Set task
Copy each line of the entries that contains the word "this".

>> Begin

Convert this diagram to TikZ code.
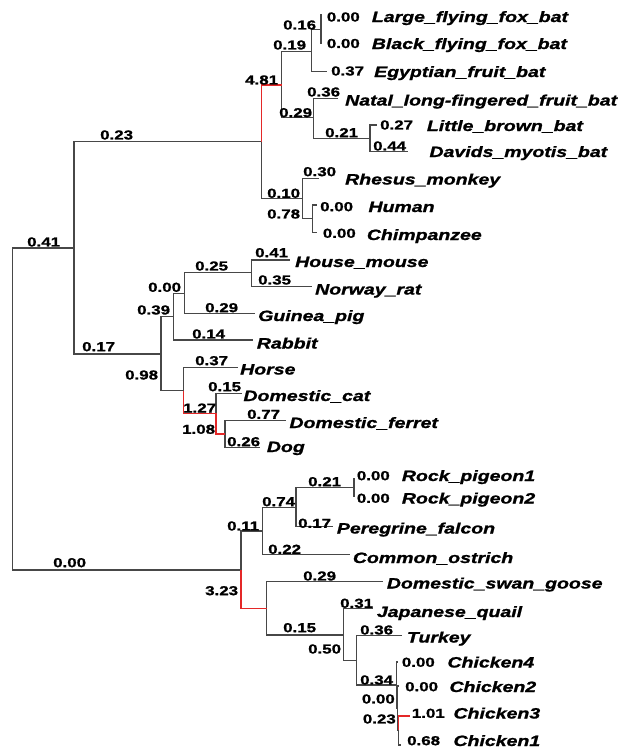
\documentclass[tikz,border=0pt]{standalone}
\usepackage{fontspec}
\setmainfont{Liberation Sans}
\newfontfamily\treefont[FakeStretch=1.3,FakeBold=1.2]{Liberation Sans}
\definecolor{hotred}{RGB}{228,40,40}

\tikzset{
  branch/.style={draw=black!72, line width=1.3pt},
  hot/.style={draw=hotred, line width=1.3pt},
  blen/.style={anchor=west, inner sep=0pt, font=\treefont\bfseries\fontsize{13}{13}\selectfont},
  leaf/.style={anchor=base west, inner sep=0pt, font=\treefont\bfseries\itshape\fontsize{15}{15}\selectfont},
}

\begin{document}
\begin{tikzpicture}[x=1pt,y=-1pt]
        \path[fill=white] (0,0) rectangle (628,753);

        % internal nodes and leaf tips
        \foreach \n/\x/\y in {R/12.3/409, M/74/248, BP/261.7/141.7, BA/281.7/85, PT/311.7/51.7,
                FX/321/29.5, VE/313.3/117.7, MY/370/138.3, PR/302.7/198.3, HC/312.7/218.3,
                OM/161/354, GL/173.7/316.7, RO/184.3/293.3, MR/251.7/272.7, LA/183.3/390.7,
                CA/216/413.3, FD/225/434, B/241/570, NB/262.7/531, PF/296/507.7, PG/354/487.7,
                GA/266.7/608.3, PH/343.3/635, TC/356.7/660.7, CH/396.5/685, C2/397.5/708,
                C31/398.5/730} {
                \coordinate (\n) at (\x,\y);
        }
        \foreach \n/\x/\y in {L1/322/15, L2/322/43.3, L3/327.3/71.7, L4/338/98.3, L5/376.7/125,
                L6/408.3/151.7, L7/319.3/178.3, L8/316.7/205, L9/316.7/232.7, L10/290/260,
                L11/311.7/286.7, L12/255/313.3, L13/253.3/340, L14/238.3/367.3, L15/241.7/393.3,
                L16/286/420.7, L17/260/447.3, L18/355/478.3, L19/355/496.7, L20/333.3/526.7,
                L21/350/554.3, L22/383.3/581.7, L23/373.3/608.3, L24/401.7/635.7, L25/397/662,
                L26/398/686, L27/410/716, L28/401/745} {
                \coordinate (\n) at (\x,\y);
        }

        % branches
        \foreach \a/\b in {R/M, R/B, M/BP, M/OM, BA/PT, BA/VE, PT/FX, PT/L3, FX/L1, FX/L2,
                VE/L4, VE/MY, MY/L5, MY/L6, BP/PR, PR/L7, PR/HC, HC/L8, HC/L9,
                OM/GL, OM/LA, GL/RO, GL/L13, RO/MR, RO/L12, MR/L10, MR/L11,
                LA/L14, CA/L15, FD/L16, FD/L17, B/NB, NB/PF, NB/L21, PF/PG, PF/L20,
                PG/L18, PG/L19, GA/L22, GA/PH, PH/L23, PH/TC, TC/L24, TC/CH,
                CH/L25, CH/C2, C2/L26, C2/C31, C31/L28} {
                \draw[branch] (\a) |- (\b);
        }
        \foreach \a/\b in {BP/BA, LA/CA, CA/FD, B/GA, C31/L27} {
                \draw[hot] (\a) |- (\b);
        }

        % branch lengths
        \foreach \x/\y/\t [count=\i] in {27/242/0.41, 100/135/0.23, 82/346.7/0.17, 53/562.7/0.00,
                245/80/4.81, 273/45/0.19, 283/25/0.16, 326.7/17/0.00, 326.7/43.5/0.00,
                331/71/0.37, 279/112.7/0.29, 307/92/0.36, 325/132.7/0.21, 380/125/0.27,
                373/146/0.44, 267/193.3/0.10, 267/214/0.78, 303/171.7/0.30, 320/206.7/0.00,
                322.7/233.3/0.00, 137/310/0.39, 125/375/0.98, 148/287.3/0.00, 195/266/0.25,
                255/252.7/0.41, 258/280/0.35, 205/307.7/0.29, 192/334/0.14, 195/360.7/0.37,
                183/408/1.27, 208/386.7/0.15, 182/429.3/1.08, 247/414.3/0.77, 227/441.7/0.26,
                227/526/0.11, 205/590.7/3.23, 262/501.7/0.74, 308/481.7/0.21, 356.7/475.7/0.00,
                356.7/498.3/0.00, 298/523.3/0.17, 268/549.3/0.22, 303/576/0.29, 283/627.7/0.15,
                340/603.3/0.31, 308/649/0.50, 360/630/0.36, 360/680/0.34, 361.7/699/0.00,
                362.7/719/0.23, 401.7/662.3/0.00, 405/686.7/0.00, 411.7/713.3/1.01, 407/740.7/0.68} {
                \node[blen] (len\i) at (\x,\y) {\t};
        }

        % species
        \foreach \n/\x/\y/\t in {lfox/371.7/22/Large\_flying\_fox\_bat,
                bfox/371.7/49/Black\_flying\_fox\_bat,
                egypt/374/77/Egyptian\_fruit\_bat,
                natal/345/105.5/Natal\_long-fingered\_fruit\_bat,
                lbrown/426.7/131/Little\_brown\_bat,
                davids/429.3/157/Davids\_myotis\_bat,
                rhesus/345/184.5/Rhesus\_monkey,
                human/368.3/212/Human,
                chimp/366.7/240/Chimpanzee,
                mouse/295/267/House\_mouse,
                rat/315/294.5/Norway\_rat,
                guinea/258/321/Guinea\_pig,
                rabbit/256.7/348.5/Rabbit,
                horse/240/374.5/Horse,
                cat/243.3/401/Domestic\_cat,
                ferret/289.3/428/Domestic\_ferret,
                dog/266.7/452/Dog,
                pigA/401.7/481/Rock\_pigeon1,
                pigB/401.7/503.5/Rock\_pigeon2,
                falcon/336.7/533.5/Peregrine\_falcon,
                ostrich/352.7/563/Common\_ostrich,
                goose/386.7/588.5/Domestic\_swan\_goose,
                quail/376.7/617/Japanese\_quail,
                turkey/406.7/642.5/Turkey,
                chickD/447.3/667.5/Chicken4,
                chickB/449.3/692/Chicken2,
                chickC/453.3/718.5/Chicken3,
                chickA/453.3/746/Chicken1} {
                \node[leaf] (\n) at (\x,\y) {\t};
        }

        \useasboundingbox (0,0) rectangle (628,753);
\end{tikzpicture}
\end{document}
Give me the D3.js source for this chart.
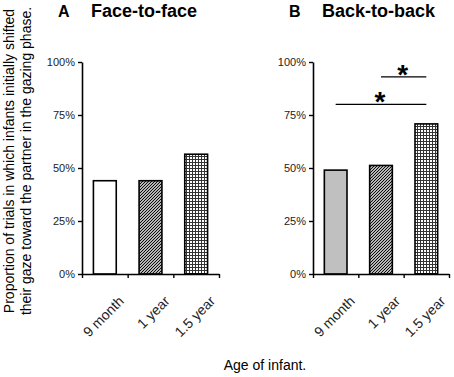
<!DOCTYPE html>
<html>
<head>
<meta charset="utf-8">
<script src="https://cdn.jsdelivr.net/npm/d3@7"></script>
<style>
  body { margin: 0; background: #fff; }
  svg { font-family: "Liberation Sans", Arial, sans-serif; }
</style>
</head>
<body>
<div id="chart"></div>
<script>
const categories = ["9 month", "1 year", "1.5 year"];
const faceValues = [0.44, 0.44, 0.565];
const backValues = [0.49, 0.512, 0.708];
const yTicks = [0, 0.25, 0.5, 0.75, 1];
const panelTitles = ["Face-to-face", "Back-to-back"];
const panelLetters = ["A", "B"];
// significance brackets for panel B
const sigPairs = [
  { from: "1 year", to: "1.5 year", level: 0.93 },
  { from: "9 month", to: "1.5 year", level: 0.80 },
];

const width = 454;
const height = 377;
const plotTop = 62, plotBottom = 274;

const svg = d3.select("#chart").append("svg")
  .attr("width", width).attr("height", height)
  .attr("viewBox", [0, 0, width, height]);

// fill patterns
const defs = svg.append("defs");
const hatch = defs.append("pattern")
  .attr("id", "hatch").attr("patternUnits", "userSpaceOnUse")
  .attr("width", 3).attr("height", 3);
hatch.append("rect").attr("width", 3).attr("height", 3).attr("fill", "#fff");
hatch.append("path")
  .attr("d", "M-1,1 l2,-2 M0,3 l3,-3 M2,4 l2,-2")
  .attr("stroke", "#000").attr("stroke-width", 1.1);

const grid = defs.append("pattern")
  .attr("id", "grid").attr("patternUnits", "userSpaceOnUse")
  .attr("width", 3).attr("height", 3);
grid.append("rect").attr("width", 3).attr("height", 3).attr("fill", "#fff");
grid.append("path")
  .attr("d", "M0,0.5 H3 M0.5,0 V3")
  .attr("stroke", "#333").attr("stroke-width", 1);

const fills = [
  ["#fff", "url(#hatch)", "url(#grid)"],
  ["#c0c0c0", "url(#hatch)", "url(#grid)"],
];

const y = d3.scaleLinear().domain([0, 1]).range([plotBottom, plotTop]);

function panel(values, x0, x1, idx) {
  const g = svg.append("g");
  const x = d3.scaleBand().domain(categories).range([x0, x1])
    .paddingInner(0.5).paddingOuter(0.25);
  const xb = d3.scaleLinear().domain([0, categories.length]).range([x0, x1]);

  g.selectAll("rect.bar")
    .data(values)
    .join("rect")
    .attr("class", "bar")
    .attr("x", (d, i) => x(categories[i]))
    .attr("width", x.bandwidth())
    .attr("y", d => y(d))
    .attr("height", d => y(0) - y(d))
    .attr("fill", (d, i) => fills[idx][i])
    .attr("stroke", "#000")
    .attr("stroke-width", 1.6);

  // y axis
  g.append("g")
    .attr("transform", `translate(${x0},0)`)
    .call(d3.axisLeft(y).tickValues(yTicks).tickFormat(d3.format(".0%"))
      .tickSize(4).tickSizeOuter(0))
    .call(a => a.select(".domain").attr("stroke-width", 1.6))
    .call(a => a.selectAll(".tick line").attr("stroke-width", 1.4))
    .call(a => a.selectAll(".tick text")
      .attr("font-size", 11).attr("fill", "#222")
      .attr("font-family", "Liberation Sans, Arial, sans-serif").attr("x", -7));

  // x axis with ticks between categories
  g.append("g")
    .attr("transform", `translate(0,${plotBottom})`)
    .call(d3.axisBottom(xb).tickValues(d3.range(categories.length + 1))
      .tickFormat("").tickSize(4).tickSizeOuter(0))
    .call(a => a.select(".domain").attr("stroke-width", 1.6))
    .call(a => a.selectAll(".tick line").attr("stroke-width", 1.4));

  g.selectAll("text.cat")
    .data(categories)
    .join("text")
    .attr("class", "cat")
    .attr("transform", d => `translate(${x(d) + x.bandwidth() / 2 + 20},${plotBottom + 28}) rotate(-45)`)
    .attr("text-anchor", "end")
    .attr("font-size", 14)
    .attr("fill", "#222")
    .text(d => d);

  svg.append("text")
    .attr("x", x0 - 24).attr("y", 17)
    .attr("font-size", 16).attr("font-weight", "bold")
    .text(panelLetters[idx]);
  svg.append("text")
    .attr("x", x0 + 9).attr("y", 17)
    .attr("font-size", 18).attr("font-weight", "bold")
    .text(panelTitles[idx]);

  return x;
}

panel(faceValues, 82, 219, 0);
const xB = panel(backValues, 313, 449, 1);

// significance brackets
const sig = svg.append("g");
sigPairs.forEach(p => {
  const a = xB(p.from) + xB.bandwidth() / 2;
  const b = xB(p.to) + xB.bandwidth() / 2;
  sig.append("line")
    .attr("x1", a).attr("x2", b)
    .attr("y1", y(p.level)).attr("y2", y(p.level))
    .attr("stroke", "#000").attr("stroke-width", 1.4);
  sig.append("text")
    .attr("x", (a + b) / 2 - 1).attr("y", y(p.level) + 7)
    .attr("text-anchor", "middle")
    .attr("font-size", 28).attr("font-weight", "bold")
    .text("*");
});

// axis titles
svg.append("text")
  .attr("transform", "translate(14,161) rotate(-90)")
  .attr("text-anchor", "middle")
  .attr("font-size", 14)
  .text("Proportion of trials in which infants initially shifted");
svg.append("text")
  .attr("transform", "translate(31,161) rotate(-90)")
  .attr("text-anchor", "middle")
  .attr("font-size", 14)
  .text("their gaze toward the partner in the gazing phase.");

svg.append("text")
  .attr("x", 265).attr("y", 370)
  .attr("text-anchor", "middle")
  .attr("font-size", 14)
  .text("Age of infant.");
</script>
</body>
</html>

>> End

Task result
Convert this diagram to TikZ code.
Give me the D3.js source for this chart.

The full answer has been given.